→ **DATA SECTION**:
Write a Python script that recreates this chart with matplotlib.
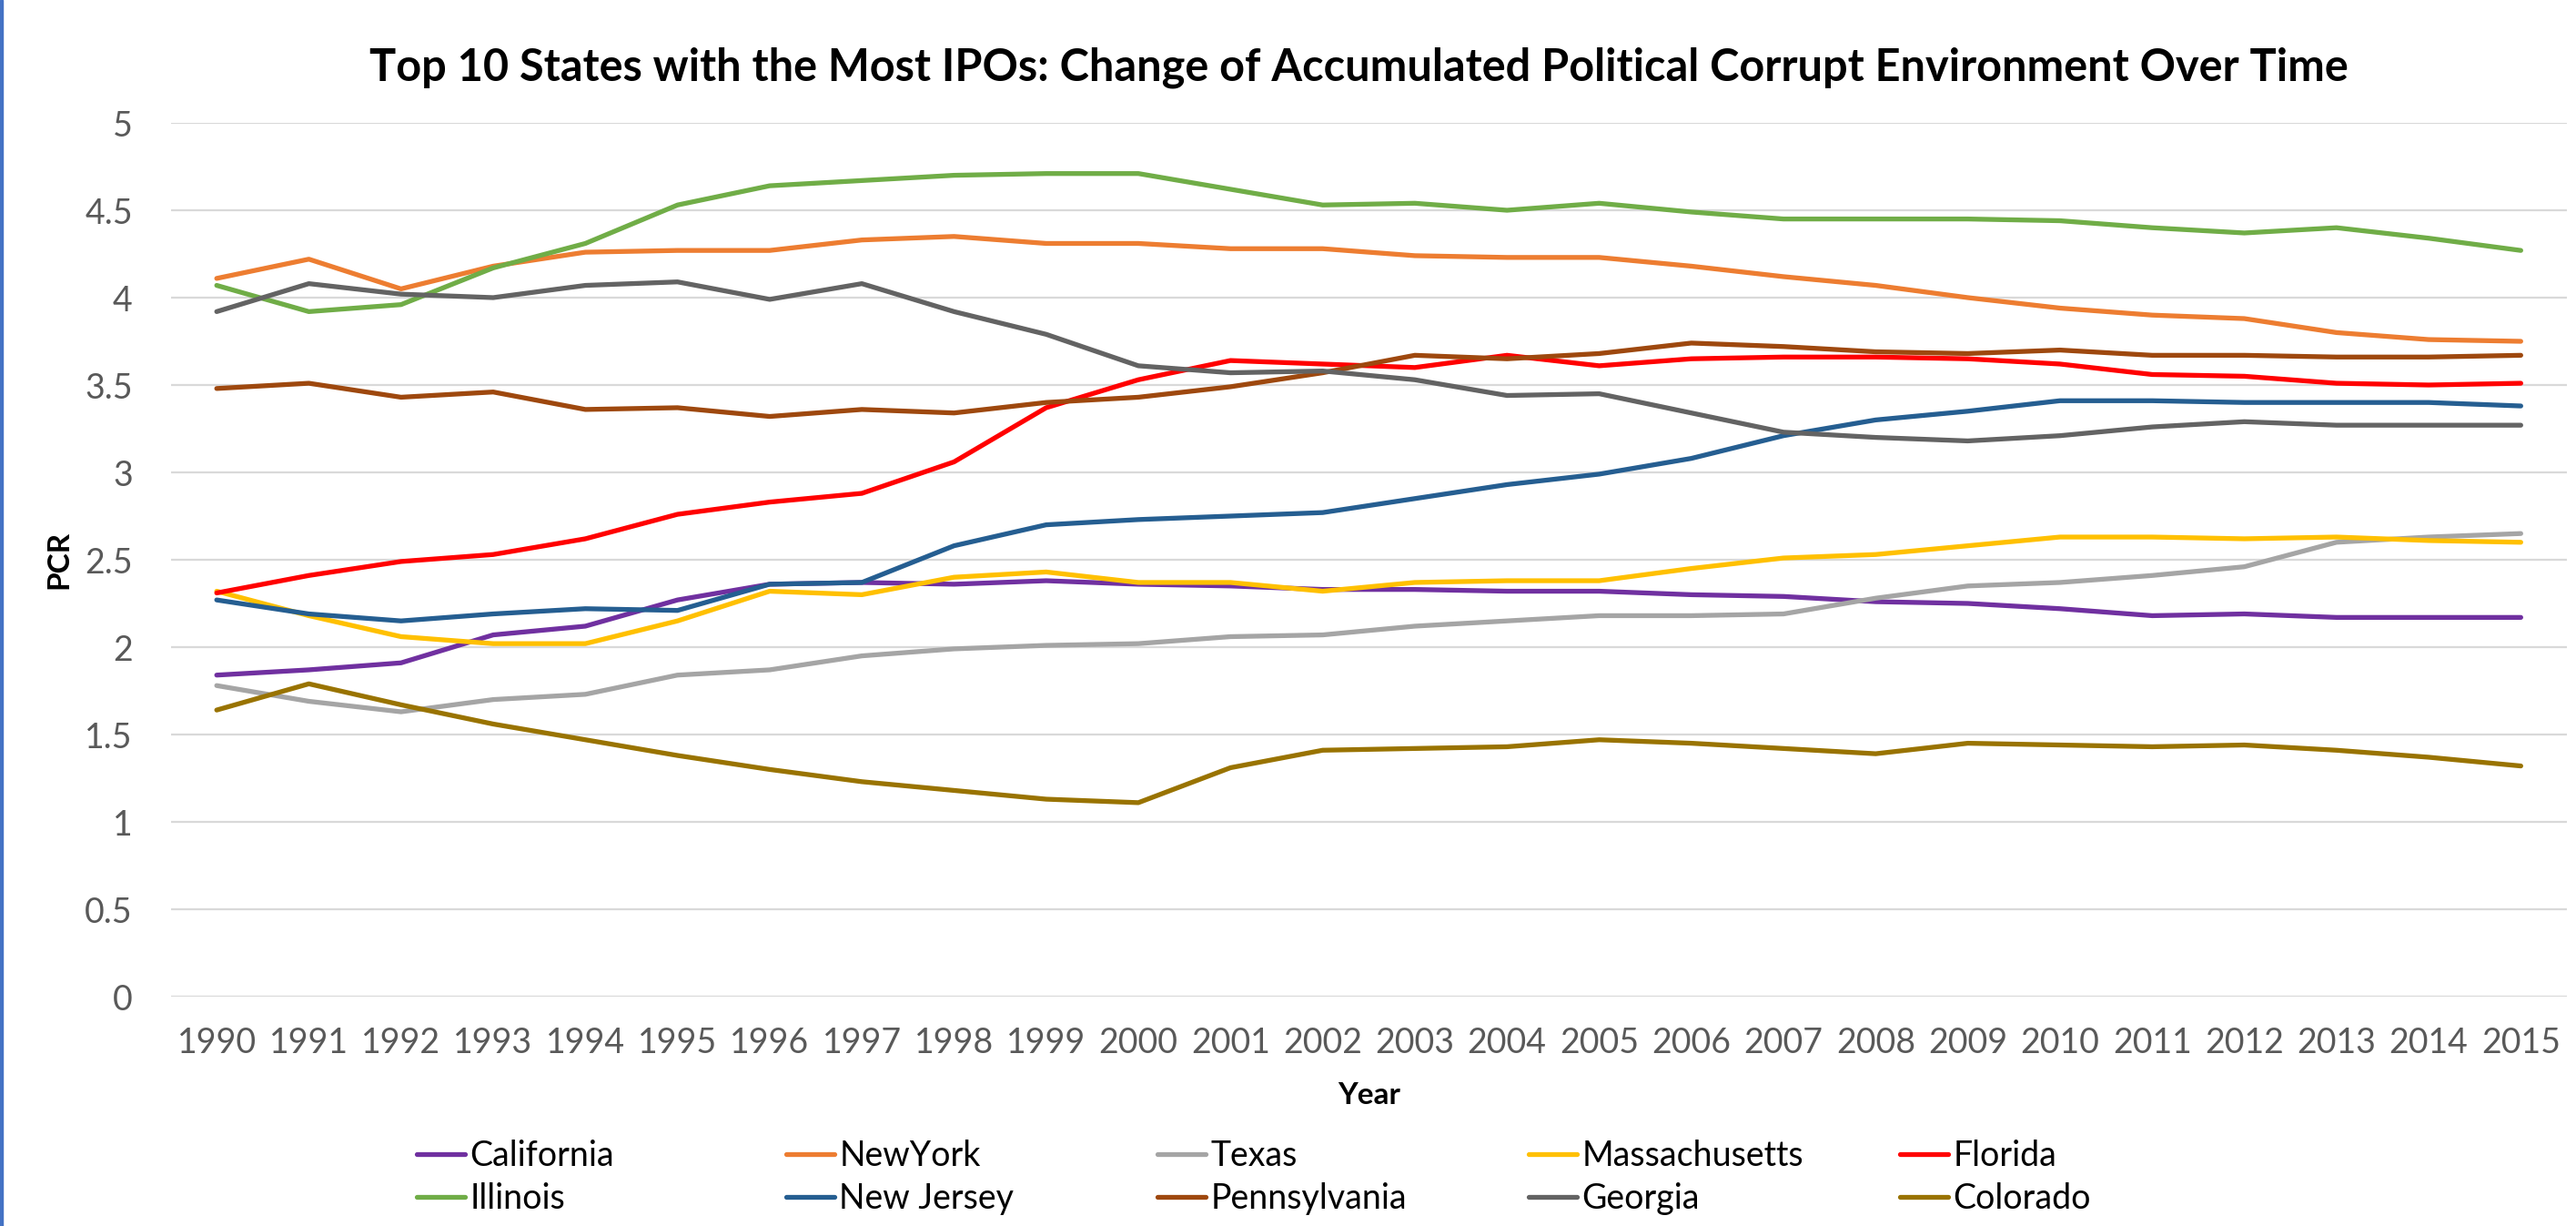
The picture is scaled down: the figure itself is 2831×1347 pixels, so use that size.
import matplotlib
matplotlib.use("Agg")
import matplotlib.pyplot as plt
from matplotlib.patches import Rectangle

years = list(range(1990, 2016))

california = [1.84, 1.87, 1.91, 2.07, 2.12, 2.27, 2.36, 2.37, 2.36, 2.38, 2.36, 2.35, 2.33,
              2.33, 2.32, 2.32, 2.30, 2.29, 2.26, 2.25, 2.22, 2.18, 2.19, 2.17, 2.17, 2.17]
new_york = [4.11, 4.22, 4.05, 4.18, 4.26, 4.27, 4.27, 4.33, 4.35, 4.31, 4.31, 4.28, 4.28,
            4.24, 4.23, 4.23, 4.18, 4.12, 4.07, 4.00, 3.94, 3.90, 3.88, 3.80, 3.76, 3.75]
texas = [1.78, 1.69, 1.63, 1.70, 1.73, 1.84, 1.87, 1.95, 1.99, 2.01, 2.02, 2.06, 2.07,
         2.12, 2.15, 2.18, 2.18, 2.19, 2.28, 2.35, 2.37, 2.41, 2.46, 2.60, 2.63, 2.65]
massachusetts = [2.32, 2.18, 2.06, 2.02, 2.02, 2.15, 2.32, 2.30, 2.40, 2.43, 2.37, 2.37, 2.32,
                 2.37, 2.38, 2.38, 2.45, 2.51, 2.53, 2.58, 2.63, 2.63, 2.62, 2.63, 2.61, 2.60]
florida = [2.31, 2.41, 2.49, 2.53, 2.62, 2.76, 2.83, 2.88, 3.06, 3.37, 3.53, 3.64, 3.62,
           3.60, 3.67, 3.61, 3.65, 3.66, 3.66, 3.65, 3.62, 3.56, 3.55, 3.51, 3.50, 3.51]
illinois = [4.07, 3.92, 3.96, 4.17, 4.31, 4.53, 4.64, 4.67, 4.70, 4.71, 4.71, 4.62, 4.53,
            4.54, 4.50, 4.54, 4.49, 4.45, 4.45, 4.45, 4.44, 4.40, 4.37, 4.40, 4.34, 4.27]
new_jersey = [2.27, 2.19, 2.15, 2.19, 2.22, 2.21, 2.36, 2.37, 2.58, 2.70, 2.73, 2.75, 2.77,
              2.85, 2.93, 2.99, 3.08, 3.21, 3.30, 3.35, 3.41, 3.41, 3.40, 3.40, 3.40, 3.38]
pennsylvania = [3.48, 3.51, 3.43, 3.46, 3.36, 3.37, 3.32, 3.36, 3.34, 3.40, 3.43, 3.49, 3.57,
                3.67, 3.65, 3.68, 3.74, 3.72, 3.69, 3.68, 3.70, 3.67, 3.67, 3.66, 3.66, 3.67]
georgia = [3.92, 4.08, 4.02, 4.00, 4.07, 4.09, 3.99, 4.08, 3.92, 3.79, 3.61, 3.57, 3.58,
           3.53, 3.44, 3.45, 3.34, 3.23, 3.20, 3.18, 3.21, 3.26, 3.29, 3.27, 3.27, 3.27]
colorado = [1.64, 1.79, 1.67, 1.56, 1.47, 1.38, 1.30, 1.23, 1.18, 1.13, 1.11, 1.31, 1.41,
            1.42, 1.43, 1.47, 1.45, 1.42, 1.39, 1.45, 1.44, 1.43, 1.44, 1.41, 1.37, 1.32]

states = ["California", "NewYork", "Texas", "Massachusetts", "Florida",
          "Illinois", "New Jersey", "Pennsylvania", "Georgia", "Colorado"]
series = [california, new_york, texas, massachusetts, florida,
          illinois, new_jersey, pennsylvania, georgia, colorado]
colors = ["#7030A0", "#ED7D31", "#A5A5A5", "#FFC000", "#FF0000",
          "#70AD47", "#255E91", "#9E480E", "#636363", "#997300"]

plt.rcParams['font.family'] = ['Lato', 'DejaVu Sans']

W, H = 2831, 1347
fig = plt.figure(figsize=(W / 100, H / 100), dpi=100)
fig.patch.set_facecolor("white")
ax = fig.add_axes([187.5 / W, 1 - 1095 / H, (2821 - 187.5) / W, (1095 - 135) / H])

x = list(range(len(years)))
lines = []
for name, vals, col in zip(states, series, colors):
    ln, = ax.plot(x, vals, color=col, lw=3.8, label=name,
                  solid_capstyle="round", solid_joinstyle="round")
    lines.append(ln)

ax.set_xlim(-0.5, len(years) - 0.5)
ax.set_ylim(0, 5)
ax.set_yticks([0, 0.5, 1, 1.5, 2, 2.5, 3, 3.5, 4, 4.5, 5])
ax.set_yticklabels(["0", "0.5", "1", "1.5", "2", "2.5", "3", "3.5", "4", "4.5", "5"])
ax.set_xticks(x)
ax.set_xticklabels([str(y) for y in years])
ax.tick_params(axis="both", length=0, labelsize=27, labelcolor="#595959")
ax.tick_params(axis="y", pad=30)
ax.tick_params(axis="x", pad=24)
ax.grid(axis="y", color="#D9D9D9", lw=1.6)
ax.set_axisbelow(True)
for s in ax.spines.values():
    s.set_visible(False)

ax.set_xlabel("Year", fontsize=24, fontweight="bold", labelpad=18)
ax.set_ylabel("PCR", fontsize=24, fontweight="bold", labelpad=10)

fig.text(1493 / W, 1 - 74 / H,
         "Top 10 States with the Most IPOs: Change of Accumulated Political Corrupt Environment Over Time",
         ha="center", va="center", fontsize=35, fontweight="bold", color="black")

# legend: 5 columns, 2 rows, equally spaced like Excel
col_x = [458, 864, 1272, 1680, 2088]
for c in range(5):
    leg = fig.legend([lines[c], lines[c + 5]], [states[c], states[c + 5]],
                     loc="upper left", bbox_to_anchor=(col_x[c] / W, 1 - 1252 / H),
                     frameon=False, fontsize=27, handlelength=1.4, handletextpad=0.15,
                     borderpad=0, borderaxespad=0, labelspacing=0.3)
    for ln in leg.get_lines():
        ln.set_linewidth(3.8)

# blue border at the left edge of the picture
fig.patches.append(Rectangle((0, 0), 3 / W, 1, transform=fig.transFigure,
                             color="#4472C4", zorder=10))

fig.savefig("out.png", dpi=100)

→ **GIVEN INSTRUCTION**: Within the listing above, the range opens at the line with "The picture is" and closes at the line with "1.41, 1.37, 1.32]". Reproduce exactly the lines of that range, including both ends.

→ **REPLY**:
The picture is scaled down: the figure itself is 2831×1347 pixels, so use that size.
import matplotlib
matplotlib.use("Agg")
import matplotlib.pyplot as plt
from matplotlib.patches import Rectangle

years = list(range(1990, 2016))

california = [1.84, 1.87, 1.91, 2.07, 2.12, 2.27, 2.36, 2.37, 2.36, 2.38, 2.36, 2.35, 2.33,
              2.33, 2.32, 2.32, 2.30, 2.29, 2.26, 2.25, 2.22, 2.18, 2.19, 2.17, 2.17, 2.17]
new_york = [4.11, 4.22, 4.05, 4.18, 4.26, 4.27, 4.27, 4.33, 4.35, 4.31, 4.31, 4.28, 4.28,
            4.24, 4.23, 4.23, 4.18, 4.12, 4.07, 4.00, 3.94, 3.90, 3.88, 3.80, 3.76, 3.75]
texas = [1.78, 1.69, 1.63, 1.70, 1.73, 1.84, 1.87, 1.95, 1.99, 2.01, 2.02, 2.06, 2.07,
         2.12, 2.15, 2.18, 2.18, 2.19, 2.28, 2.35, 2.37, 2.41, 2.46, 2.60, 2.63, 2.65]
massachusetts = [2.32, 2.18, 2.06, 2.02, 2.02, 2.15, 2.32, 2.30, 2.40, 2.43, 2.37, 2.37, 2.32,
                 2.37, 2.38, 2.38, 2.45, 2.51, 2.53, 2.58, 2.63, 2.63, 2.62, 2.63, 2.61, 2.60]
florida = [2.31, 2.41, 2.49, 2.53, 2.62, 2.76, 2.83, 2.88, 3.06, 3.37, 3.53, 3.64, 3.62,
           3.60, 3.67, 3.61, 3.65, 3.66, 3.66, 3.65, 3.62, 3.56, 3.55, 3.51, 3.50, 3.51]
illinois = [4.07, 3.92, 3.96, 4.17, 4.31, 4.53, 4.64, 4.67, 4.70, 4.71, 4.71, 4.62, 4.53,
            4.54, 4.50, 4.54, 4.49, 4.45, 4.45, 4.45, 4.44, 4.40, 4.37, 4.40, 4.34, 4.27]
new_jersey = [2.27, 2.19, 2.15, 2.19, 2.22, 2.21, 2.36, 2.37, 2.58, 2.70, 2.73, 2.75, 2.77,
              2.85, 2.93, 2.99, 3.08, 3.21, 3.30, 3.35, 3.41, 3.41, 3.40, 3.40, 3.40, 3.38]
pennsylvania = [3.48, 3.51, 3.43, 3.46, 3.36, 3.37, 3.32, 3.36, 3.34, 3.40, 3.43, 3.49, 3.57,
                3.67, 3.65, 3.68, 3.74, 3.72, 3.69, 3.68, 3.70, 3.67, 3.67, 3.66, 3.66, 3.67]
georgia = [3.92, 4.08, 4.02, 4.00, 4.07, 4.09, 3.99, 4.08, 3.92, 3.79, 3.61, 3.57, 3.58,
           3.53, 3.44, 3.45, 3.34, 3.23, 3.20, 3.18, 3.21, 3.26, 3.29, 3.27, 3.27, 3.27]
colorado = [1.64, 1.79, 1.67, 1.56, 1.47, 1.38, 1.30, 1.23, 1.18, 1.13, 1.11, 1.31, 1.41,
            1.42, 1.43, 1.47, 1.45, 1.42, 1.39, 1.45, 1.44, 1.43, 1.44, 1.41, 1.37, 1.32]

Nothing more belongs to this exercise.